5.  Reiner, Robert. 2000. The Politics of the Police. Oxford University Press.


[1] Prof. Dr. Hazairin adalah gurubesar Hukum Adat; Prof. Dr. Tjan Tjoe Siem adalah gurubesar Islam dan Kesusasteraan Jawa; Prof. Dr. R. Prijono adalah gurubesar Bahasa dan Sastra Indonesia.
[2] Dalam kurikulum (2003) Program Studi Kajian Ilmu Kepolisian terdapat antara lain (untuk semua mahasiswa) mata kuliah: Ilmu Kepolisian Indonesia, Sejarah Kepolisian, Filsafat dan Etika Kepolisian, Masalah Sosial di Indonesia, Perbandingan Sistem Kepolisian, Perubahan Sosial dan Pembangunan, serta Masalah dan Isu HAM.
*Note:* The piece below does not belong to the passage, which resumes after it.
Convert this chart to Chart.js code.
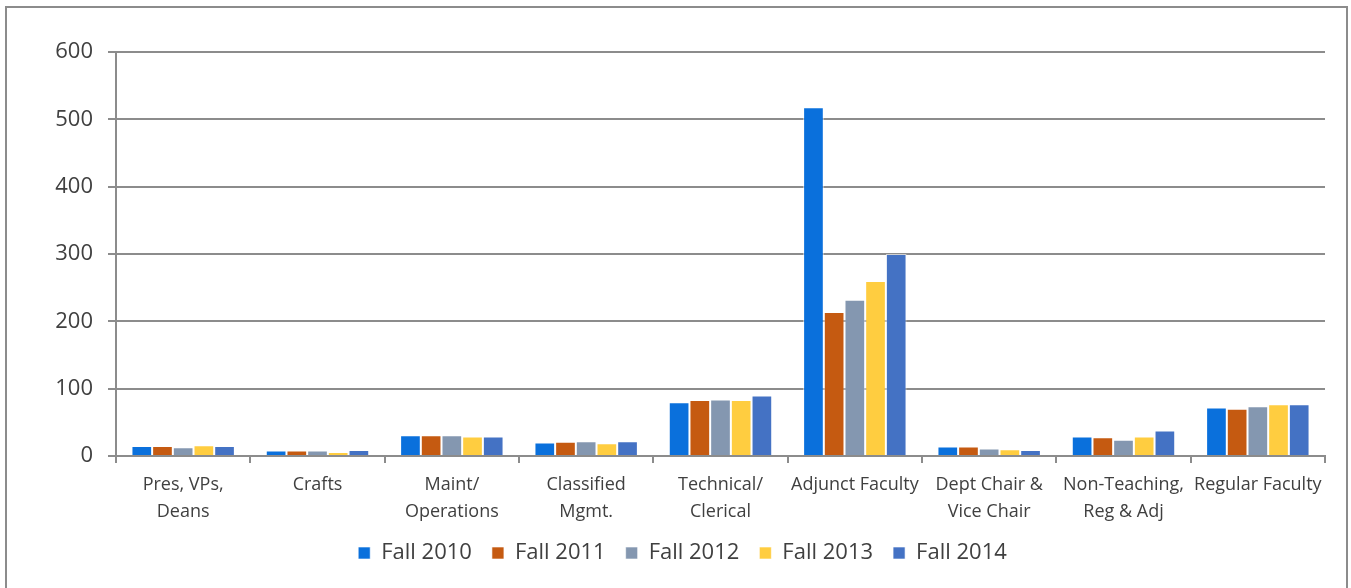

[3] Polisi dinamakan juga “tangan kuat penguasa” (de sterke arm van de overheid). Karena itu harus diterima bahwa kepolisian (sebagai organisasi)  adalah bagian dari pemerintahan (penguasa). Dan kalau dipergunakan pembagian “tiga kekuasaan politik” (trias politica), maka kepolisian adalah bagian adri “eksekutif”. Sebagai bagian dari eksekutif (yang mencerminkan kekuasaan partai politik), kepolisian tidak lepas dari “pengaruh politik”. Karena itu “polisi yang netral dan independen” hanya berarti bahwa polisi tidak boleh menjadi “alat politik” satu atau lebih partai politik. Dengan kata lain, kepolisian sebagai organisasi tidak boleh bertindak “partisan” dalam “konflik politik”,
[4] Menurut Robert Reiner (2000, h.2) pengendalian sosial diartikan oleh sejumlah teori sosiologi, sebagai segala sesuatu yang menyumbang pada terciptanya ketertiban dalam masyarakat (social order). Namun demikian, ia ingin membatasinya pada: “... the organized ways in which society responds tio behavior and people it regards as deviant, problematic, worrying, threatheing, troublesome or undesirable”.
[5] Menurut Harsja Bachtiar (1994, h. 9-10), bilamana melihat “lapangan kerja” Polri, maka janganlah Indonesia dibandingkan Malaysia, Jepang Korea, Jerman, Perancis, Inggris, ataupun Amerika Serikat. Sebaiknya dibandingkan dengan keseluruhan benua Eropa, yang sedikit banyaknya memperlihatkan juga perbedaan-perbedaan seperti terdapat di Kepulauan Indonesia.
[6] Harsja Bachtiar (h. 15) mengatakan bahwa memang “... cabang ilmu pengetahuan yang baru cenderung memanfaatkan pengetahuan ... cabang ilmu pengetahuan yang telah lebih dahulu diakui ... sehingga (akan) ... bersifat antar cabang ilmu pengetahuan (interdisciplinary), sering juga disebut pengetahuan antarbidang”. Beliau juga membedakannya dari “pengetahuan multidisiplin, pengetahuan yang diperoleh melalui sejumlah pengkajian yang sesungguhnya terpisah satu dari yang lain, meskipun memusatkan perhatian pada permasalahan yang sama”. Prof. Parsudi Suparlan mengerikit pendapat Harsja Bachtiar bahwa Ilmu Kepolisian yang baru cenderung mempergunakan pendekatan multi-bidang (multidisiplin), beliau (Suparlan) berpendapat bahwa ilmu kepolisian pendekatannya sudah antar bidang (sudah dan harus mempergunakan interdisciplinary approach).
[7] Dalam penelitian ini selalu harus diperhatikan apakah ada permasalahan yang bernilai (worthwhile subject) , disamping tentunya apakah ada metode penelitian yang mutahir (up-to-date methods of investigation) yang dapat dipergunakan. Aspek lain yang harus mendapat perhatian adalah kesulitan khusus yang akan ditemui dalam penelitian di bidang Ilmu Kepolisian: akses terhadap data penelitian (responden takut memberi informasi) dan “bias” yang ada pada si peneliti (menghayati nilai-nilai dalam kebudayaan kepolisian).
[8] Ambivalensi masyarakat terdapat pula dalam diskresi kepolisian. Dalam bidang penegakkan hukum (penyelidikan dan penyidikan) masyarakat lebih percaya bahwa polisi akan memperhatikan prosedur resmi (atau sekurang-kurangnya berlindung dibaliknya). Namun dalam bidang non-penegakkan hukum (pemecahan masalah: conflict management, “peace-keeping”), penggunaan diskresi ini lebih “kabur” sebagaimana terlihat dalam Pasal 18 UU Kepolisian 2002: “Untuk kepentingan umum ... bertindak menurut penilaiannya sendiri”.